Chapitre 7. La modernisation ambivalente de la banque de détail

Introduction chapitre 7

La banque telle que nous la connaissons depuis le milieu des années 1980 est souvent qualifiée de « banque moderne » et d’« industrie bancaire ». Les deux sont liées : modernisation et industrialisation sont implicitement prises pour synonymes. Cette équivalence est discutable.

Elisabeth Brun-Hurtado (2005) invite à la modération quant à l’utilisation du concept de « modernisation bancaire » souvent mobilisé par des chercheurs ou des consultants de manière excessive au regard des évolutions connues par la banque. En effet, cette dernière n’est pas figée. Elle s’adapte en permanence à son environnement de manière plus ou moins efficace et plus ou moins progressive. Au cours du XXe siècle, Brun-Hurtado explique que deux phases de modernisation ont déjà eu lieu : la mise en place des institutions de régulation du secteur bancaire à la suite de la Seconde Guerre Mondiale et la bancarisation massive de la population et l’introduction de l’informatique au début des années 1960. Les évolutions observées à partir du milieu des années 1980 (la généralisation de l’outil informatique, la complexification et la diversification des produits proposés, l’intensification de la concurrence, etc.) peuvent-elles être considérées comme constituant la troisième phase de modernisation ?

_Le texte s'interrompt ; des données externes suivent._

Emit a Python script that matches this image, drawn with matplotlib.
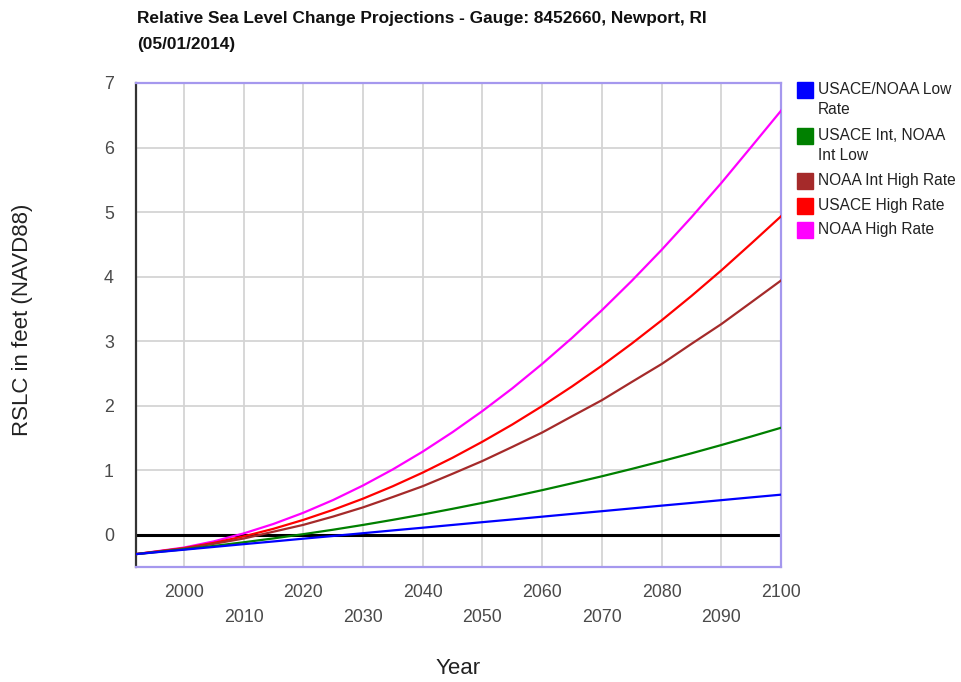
import matplotlib.pyplot as plt
from matplotlib.patches import Rectangle

plt.rcParams['font.family'] = ['Liberation Sans', 'DejaVu Sans']

# Data (feet, NAVD88)
years = [1992, 2000, 2005, 2010, 2015, 2020, 2025, 2030, 2035, 2040, 2045, 2050,
         2055, 2060, 2065, 2070, 2075, 2080, 2085, 2090, 2095, 2100]
low = [-0.300, -0.232, -0.189, -0.146, -0.104, -0.061, -0.019, 0.024, 0.067, 0.109,
       0.152, 0.195, 0.237, 0.280, 0.323, 0.365, 0.408, 0.451, 0.493, 0.536, 0.579, 0.621]
int_low = [-0.30, -0.226, -0.174, -0.117, -0.057, 0.009, 0.078, 0.152, 0.231, 0.314,
           0.402, 0.494, 0.590, 0.691, 0.797, 0.906, 1.020, 1.139, 1.262, 1.390, 1.522, 1.658]
int_high = [-0.30, -0.213, -0.141, -0.059, 0.047, 0.153, 0.282, 0.424, 0.585, 0.752,
            0.945, 1.143, 1.361, 1.584, 1.836, 2.085, 2.367, 2.645, 2.958, 3.264, 3.601, 3.940]
usace_high = [-0.30, -0.208, -0.126, -0.026, 0.092, 0.230, 0.386, 0.559, 0.752, 0.963,
              1.193, 1.442, 1.708, 1.994, 2.298, 2.620, 2.962, 3.322, 3.700, 4.096, 4.512, 4.935]
noaa_high = [-0.30, -0.199, -0.103, 0.020, 0.167, 0.340, 0.538, 0.763, 1.013, 1.288,
             1.590, 1.917, 2.268, 2.647, 3.050, 3.479, 3.934, 4.414, 4.920, 5.451, 6.009, 6.571]

series = [low, int_low, int_high, usace_high, noaa_high]
labels = ['USACE/NOAA Low\nRate', 'USACE Int, NOAA\nInt Low', 'NOAA Int High Rate',
          'USACE High Rate', 'NOAA High Rate']
colors = ['#0000ff', '#008000', '#a52a2a', '#ff0000', '#ff00ff']

major_years = [2000, 2020, 2040, 2060, 2080, 2100]
minor_years = [2010, 2030, 2050, 2070, 2090]
y_ticks = [0, 1, 2, 3, 4, 5, 6, 7]
baseline = 0

fig = plt.figure(figsize=(9.62, 6.82), dpi=100)
ax = fig.add_axes([0.1414, 0.1686, 0.6705, 0.7097])

ax.axhline(baseline, color='black', lw=2.2, zorder=2)
# draw highest first so blue sits on top, like the original
for vals, c in reversed(list(zip(series, colors))):
    ax.plot(years, vals, color=c, lw=1.6, zorder=3)

ax.set_xlim(1992, 2100)
ax.set_ylim(-0.5, 7)

ax.set_xticks(major_years)
ax.set_xticks(minor_years, minor=True)
ax.set_xticklabels([str(y) for y in major_years])
ax.set_xticklabels([str(y) for y in minor_years], minor=True)
ax.set_yticks(y_ticks)
ax.tick_params(axis='x', which='major', length=0, pad=12, labelsize=12.8, labelcolor='#4a4a4a')
ax.tick_params(axis='x', which='minor', length=0, pad=30, labelsize=12.8, labelcolor='#4a4a4a')
ax.tick_params(axis='y', length=0, pad=16, labelsize=12.8, labelcolor='#4a4a4a')

ax.grid(True, which='both', axis='x', color='#d4d4d4', lw=1.3, zorder=0)
ax.grid(True, which='major', axis='y', color='#d4d4d4', lw=1.3, zorder=0)
ax.set_axisbelow(True)

for side in ['top', 'right', 'bottom']:
    ax.spines[side].set_color('#a598ee')
    ax.spines[side].set_linewidth(1.6)
ax.spines['left'].set_color('#333333')
ax.spines['left'].set_linewidth(1.6)

fig.text(23 / 962, 1 - 320 / 682, 'RSLC in feet (NAVD88)', rotation=90,
         ha='center', va='center', fontsize=16, color='#222222')
fig.text(458 / 962, 1 - 668 / 682, 'Year', ha='center', va='center',
         fontsize=16, color='#222222')

fig.text(137 / 962, 1 - 18 / 682,
         'Relative Sea Level Change Projections - Gauge: 8452660, Newport, RI',
         ha='left', va='center', fontsize=12.4, fontweight='bold', color='#111111')
fig.text(137 / 962, 1 - 44 / 682, '(05/01/2014)', ha='left', va='center',
         fontsize=12.4, fontweight='bold', color='#111111')

# legend drawn by hand: square + label (two-line labels start at the square)
W, H = 962, 682
entry_top = [82, 128, 173, 198, 222]
for top, lab, c in zip(entry_top, labels, colors):
    fig.patches.append(Rectangle((797 / W, 1 - (top + 16) / H), 16 / W, 16 / H,
                                 transform=fig.transFigure, color=c))
    if '\n' in lab:
        fig.text(818 / W, 1 - (top + 0) / H, lab, ha='left', va='top',
                 fontsize=11.2, color='#222222', linespacing=1.45)
    else:
        fig.text(818 / W, 1 - (top + 8) / H, lab, ha='left', va='center',
                 fontsize=11.2, color='#222222')

fig.savefig('out.png', dpi=100)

à l’instar de David Courpasson (1995a et b, 2000), Brun-Hurtado répond par l’affirmative. Tous deux soulignent pour étayer leur réponse que ce n’est pas simplement le développement des technologies et de la concurrence qui permet de parler de modernisation bancaire, mais bien davantage les changements intervenus quant aux modes de régulation de l’activité bancaire. Ceci se développe au travers du rapport au marché de l’établissement de crédit, de l’organisation de son réseau commercial, ou des compétences de ses salariés – Brun-Hurtado insistant de plus sur la dimension internationale de ces changements. Si nous partageons leur constat, est-il pour autant légitime d’assimiler cette « modernisation » à une « industrialisation » de l’activité bancaire ?

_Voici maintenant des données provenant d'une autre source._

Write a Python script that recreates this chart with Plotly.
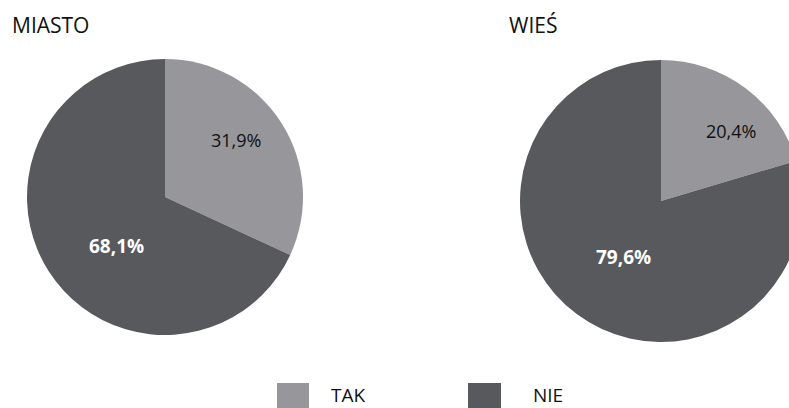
import plotly.graph_objects as go

categories = ["TAK", "NIE"]
groups = ["MIASTO", "WIEŚ"]
miasto_values = [31.9, 68.1]
wies_values = [20.4, 79.6]

colors = ["#97979b", "#58595d"]
W, H = 810, 408

def px_x(x):
    return x / W

def px_y(y):
    return 1 - y / H

fig = go.Figure()

# pie geometry in pixels: (cx, cy, r)
geoms = [(165, 197, 138), (661, 201, 141)]
series = [miasto_values, wies_values]

for name, vals, (cx, cy, r) in zip(groups, series, geoms):
    fig.add_trace(go.Pie(
        labels=categories,
        values=vals,
        name=name,
        sort=False,
        direction="clockwise",
        rotation=0,
        marker=dict(colors=colors, line=dict(width=0)),
        textinfo="none",
        hoverinfo="label+percent",
        showlegend=False,
        domain=dict(x=[px_x(cx - r), px_x(cx + r)], y=[px_y(cy + r), px_y(cy - r)]),
    ))

def fmt(v):
    return f"{v:.1f}".replace(".", ",") + "%"

annotations = []
# titles
title_pos = [(10, 25), (507, 25)]
for g, (x, y) in zip(groups, title_pos):
    annotations.append(dict(text=g, x=px_x(x), y=px_y(y), xref="paper", yref="paper",
                            xanchor="left", yanchor="middle", showarrow=False,
                            font=dict(size=21, color="#111111")))

# value labels
label_pos = [[(236, 140), (116, 246)], [(731, 131), (623, 257)]]
for vals, poss in zip(series, label_pos):
    for i, (v, (x, y)) in enumerate(zip(vals, poss)):
        if i == 0:
            font = dict(size=18, color="#111111")
            txt = fmt(v)
        else:
            font = dict(size=19, color="#ffffff")
            txt = "<b>" + fmt(v) + "</b>"
        annotations.append(dict(text=txt, x=px_x(x), y=px_y(y), xref="paper", yref="paper",
                                xanchor="center", yanchor="middle", showarrow=False, font=font))

# custom legend
legend_sq = [(277, 309), (468, 501)]
legend_txt_x = [329, 531]
shapes = []
for cat, col, (x0, x1), tx in zip(categories, colors, legend_sq, legend_txt_x):
    shapes.append(dict(type="rect", xref="paper", yref="paper",
                       x0=px_x(x0), x1=px_x(x1), y0=px_y(412), y1=px_y(383),
                       fillcolor=col, line=dict(width=0)))
    annotations.append(dict(text=cat, x=px_x(tx), y=px_y(395), xref="paper", yref="paper",
                            xanchor="left", yanchor="middle", showarrow=False,
                            font=dict(size=19, color="#111111")))

fig.update_layout(
    width=W, height=H,
    margin=dict(l=0, r=0, t=0, b=0),
    paper_bgcolor="white",
    plot_bgcolor="white",
    font=dict(family="Open Sans, Arial, sans-serif"),
    annotations=annotations,
    shapes=shapes,
    showlegend=False,
)

fig.write_html(
    "out.html",
    config={"displayModeBar": False},
    post_script="document.body.style.margin='0';document.body.style.overflow='hidden';document.documentElement.style.overflow='hidden';",
)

Préalablement, il est nécessaire de préciser de ce dont il est question lorsque l’on parle d’industrialisation tant ce terme est chargé sémantiquement. Gadrey (1996) propose de définir la rationalisation industrielle ou industrialisation comme « un processus au cours duquel une catégorie d’organisation n’appartenant pas au monde industriel tend à se rapprocher de ce dernier, au moins sur certains plans jugés significatifs » (p. 309). Il est alors possible de reformuler notre interrogation précédente. La phase de modernisation bancaire ayant eu lieu depuis le milieu des années 1980 a-t-elle rapproché cette activité d’une activité industrielle sur des plans significatifs comme la nature du produit (un bien tangible), son mode de production (organisation mécaniste), et son mode d’évaluation (productivité et quantification) ?

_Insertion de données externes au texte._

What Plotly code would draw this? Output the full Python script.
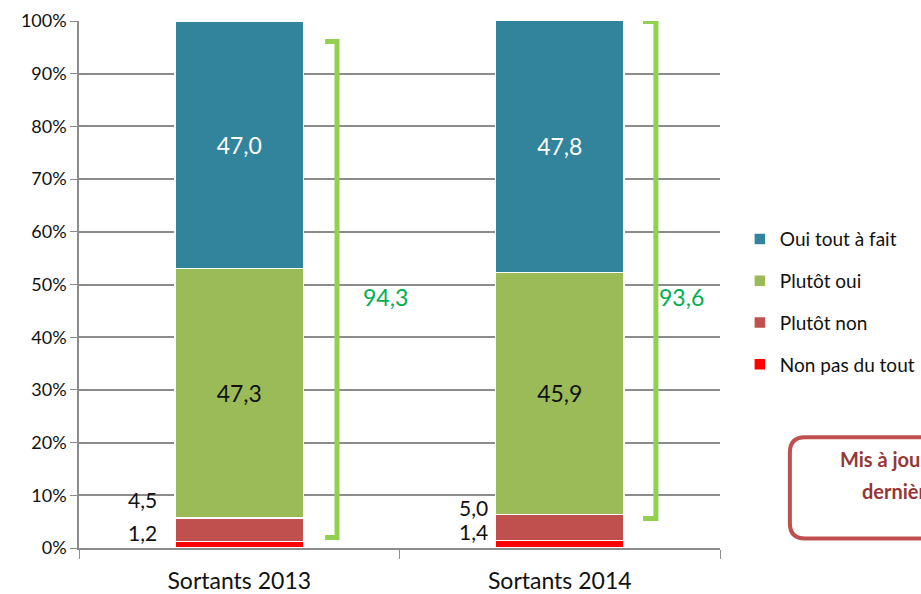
import plotly.graph_objects as go

# données
categories = ['Sortants 2013', 'Sortants 2014']
oui_tout_a_fait = [47.0, 47.8]
plutot_oui = [47.3, 45.9]
plutot_non = [4.5, 5.0]
non_pas_du_tout = [1.2, 1.4]
satisfaits = [94.3, 93.6]

FONT = 'Lato, sans-serif'
W, H = 921, 594
L, R, T, B = 79, 201, 21, 46

fig = go.Figure()
fig.add_trace(go.Bar(x=categories, y=non_pas_du_tout, name='Non pas du tout',
                     marker=dict(color='#FF0000', line=dict(color='white', width=1.5)),
                     legendgroup='d', legendrank=4))
fig.add_trace(go.Bar(x=categories, y=plutot_non, name='Plutôt non',
                     marker=dict(color='#C0504D', line=dict(color='white', width=1.5)),
                     legendgroup='c', legendrank=3))
fig.add_trace(go.Bar(x=categories, y=plutot_oui, name='Plutôt oui',
                     marker=dict(color='#9BBB59', line=dict(color='white', width=1.5)),
                     texttemplate='%{y:.1f}', textposition='inside',
                     insidetextanchor='middle',
                     textfont=dict(color='#111111', size=23, family=FONT),
                     legendgroup='b', legendrank=2))
fig.add_trace(go.Bar(x=categories, y=oui_tout_a_fait, name='Oui tout à fait',
                     marker=dict(color='#31849B', line=dict(color='white', width=1.5)),
                     texttemplate='%{y:.1f}', textposition='inside',
                     insidetextanchor='middle',
                     textfont=dict(color='white', size=23, family=FONT),
                     legendgroup='a', legendrank=1))

# petites valeurs à gauche des barres
shifts = [-80, -70]
for i, cat in enumerate(categories):
    fig.add_annotation(x=cat, y=non_pas_du_tout[i] + 1.7, text=f'{non_pas_du_tout[i]:.1f}'.replace('.', ','),
                       showarrow=False, xanchor='right', xshift=shifts[i],
                       font=dict(size=21, color='#111111', family=FONT))
    fig.add_annotation(x=cat, y=non_pas_du_tout[i] + plutot_non[i] + [3.5, 1.3][i],
                       text=f'{plutot_non[i]:.1f}'.replace('.', ','),
                       showarrow=False, xanchor='right', xshift=shifts[i],
                       font=dict(size=21, color='#111111', family=FONT))

# accolades vertes + total satisfaits
brackets = [(0.4025, 0.384, 2.0, 96.1, 0.478), (0.900, 0.880, 5.6, 99.9, 0.978)]
for (xb, xh, y0, y1, xt), tot in zip(brackets, satisfaits):
    fig.add_shape(type='path', xref='paper', yref='y',
                  path=f'M {xh} {y1} L {xb} {y1} L {xb} {y0} L {xh} {y0}',
                  line=dict(color='#92D050', width=5))
    fig.add_annotation(xref='paper', yref='y', x=xt, y=47.7,
                       text=f'{tot:.1f}'.replace('.', ','), showarrow=False,
                       font=dict(size=23, color='#00B050', family=FONT))

# encadré rouge (coupé à droite)
x0, x1, y0, y1 = 1.109, 1.6, 0.018, 0.210
rx, ry = 0.024, 0.029
fig.add_shape(type='path', xref='paper', yref='paper',
              path=(f'M {x0+rx} {y1} L {x1-rx} {y1} Q {x1} {y1} {x1} {y1-ry} '
                    f'L {x1} {y0+ry} Q {x1} {y0} {x1-rx} {y0} L {x0+rx} {y0} '
                    f'Q {x0} {y0} {x0} {y0+ry} L {x0} {y1-ry} Q {x0} {y1} {x0+rx} {y1} Z'),
              line=dict(color='#C0504D', width=4), fillcolor='white')
fig.add_annotation(xref='paper', yref='paper', x=(838 - L) / 641, y=0.143, xanchor='left',
                   text='<b>Mis à jour avec les</b>', showarrow=False,
                   font=dict(size=20, color='#953735', family=FONT))
fig.add_annotation(xref='paper', yref='paper', x=(860 - L) / 641, y=0.081, xanchor='left',
                   text='<b>dernières données</b>', showarrow=False,
                   font=dict(size=20, color='#953735', family=FONT))

fig.update_layout(
    barmode='stack', bargap=0.6, width=W, height=H,
    margin=dict(l=L, r=R, t=T, b=B, autoexpand=False),
    plot_bgcolor='white', paper_bgcolor='white',
    separators=', ',
    font=dict(family=FONT, color='#111111'),
    showlegend=True, hovermode=False,
    legend=dict(x=1.031, y=0.622, xanchor='left', yanchor='top',
                traceorder='grouped', tracegroupgap=14,
                font=dict(size=19, family=FONT, color='#111111'),
                itemwidth=30),
    uniformtext=dict(mode='show', minsize=10),
)
fig.update_yaxes(range=[0, 100], dtick=10, ticksuffix='%', showgrid=True,
                 gridcolor='#8C8C8C', gridwidth=1.5, showline=True, linecolor='#8C8C8C',
                 linewidth=1.5, ticks='outside', ticklen=7, tickcolor='#8C8C8C',
                 tickfont=dict(size=18, family=FONT, color='#111111'), zeroline=False,
                 automargin=False)
fig.update_xaxes(showline=True, linecolor='#8C8C8C', linewidth=1.5, ticks='outside',
                 tickson='boundaries', ticklen=9, tickcolor='#8C8C8C',
                 tickfont=dict(size=23, family=FONT, color='#111111'),
                 ticklabelstandoff=12, automargin=False)

# la page a une marge de 8 px par défaut : on la retire
fig.write_html('out.html', config={'displayModeBar': False},
               post_script="document.body.style.margin='0';")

Pour répondre à cette question, il est nécessaire de réinterroger les évolutions connues par la banque de détail ainsi que leurs enjeux mais cette fois en les confrontant à la question de l’incertitude. En effet, les caractéristiques de la prestation de services bancaires permettent de réduire celle portant sur la qualité de l’output ou de l’outcome selon qu’elles s’apparentent à une relation de service ou qu’elles empruntent aux méthodes de consolidation. Ce chapitre entend donc comprendre dans quelle mesure la prise en compte de la maîtrise de l’incertitude éclaire plus complètement l’activité bancaire telle qu’elle est aujourd’hui, et d’en souligner les éléments de continuité et de rupture par rapport aux périodes précédentes. Plus précisément, nous entendons mettre en question le bouleversement des logiques d’action à l’œuvre au sein des établissements bancaires. Ce bouleversement s’apparente selon nous à un renouvellement du paradigme bancaire, où l’introduction concomitante du marketing et des nouvelles technologies de l’information aboutit à une « révolution quantitative » préférant la consolidation au jugement pour réduire l’incertitude.

Dans ce but, il convient dans un premier temps d’analyser l’organisation de la banque de détail telle qu’elle existait depuis la Seconde Guerre mondiale jusqu’au tournant des années 1980. En effet, la relation bancaire s’y apparente à une relation de service mais elle montre ses limites avec la survenue de ce qu’il était convenu d’appeler alors la « crise économique ». C’est à ce moment-là que se produit selon nous un changement de paradigme au sein de l’activité bancaire (section 1).

Dans un second temps, nous analyserons les effets des outils de cette « révolution » (scoring, datamining et segmentation). Pour cela, nous nous pencherons sur le mode de rapport au marché privilégié (autrement dit le mode de réduction des incertitudes) mais également sur la définition de l’activité des banquiers et de leurs relations avec leur employeur. Cela nous permettra de montrer les limites de la quatrième phase de « modernisation bancaire » notamment en termes d’industrialisation de la prestation de services bancaires (section 2).